= Jennifer Lonergan =

Canadian historian and social entrepreneur

Jennifer Lonergan is a Canadian historian and social entrepreneur. She is the co-founder and executive director of the Montreal-based charity Artistri Sud.

== Background and education ==
Lonergan was born and raised in Montreal, Quebec. She has a PhD in women's history and fifteen years' experience in education and curriculum development. After working as a teacher at the university, college and high school levels, she moved into the field of public history and worked at The Canadian Museum of History in Ottawa and at National Historic Sites, Parks Canada. In 2009 she founded Artistri Sud, a registered charity that works to empower women artisans in developing countries through entrepreneurship training. She is currently the executive director of Artistri Sud.

== Artistri Sud ==
In 2009 Lonergan co-founded the registered charity Artistri Sud, with a mission of supporting and empowering women artisans in developing countries. The goal was to enable women in developing countries to create sustainable livelihoods for themselves by selling self-made products in their micro-enterprises. In addition to empowering women, the organization aims to raise awareness about the value of craftswomen and their work and to preserve their culture and heritage traditions.
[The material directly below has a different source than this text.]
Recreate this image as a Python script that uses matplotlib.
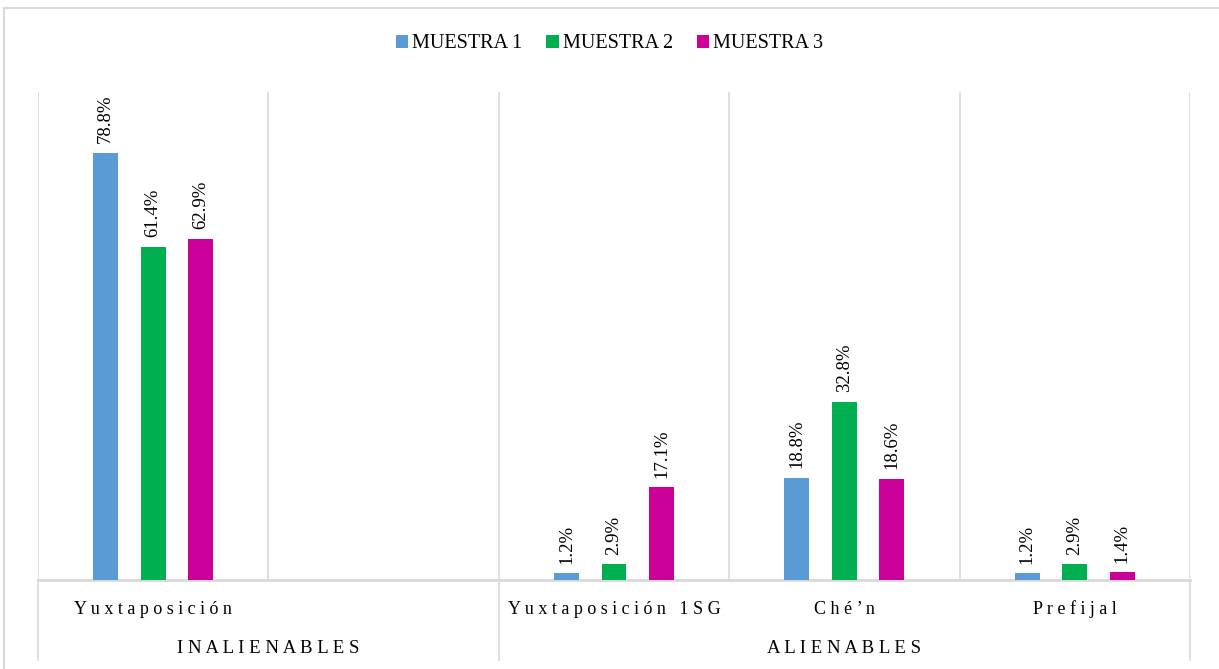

Artistri Sud develops women artisans’ business capacity by providing them with entrepreneurship training, giving them the skills and resources they need to generate income from their micro-enterprises and reach greater financial autonomy. Artistri Sud has worked with women artisan groups in countries including Bolivia, Chile, Cambodia, India and Zimbabwe.

Prior to launching the charity, Lonergan opened a retail store in 2008, Artistri Atelier Boutique. The idea was to support women craftspeople both in Canada and in the developing world by promoting and selling their work in the store. The retail store is now closed.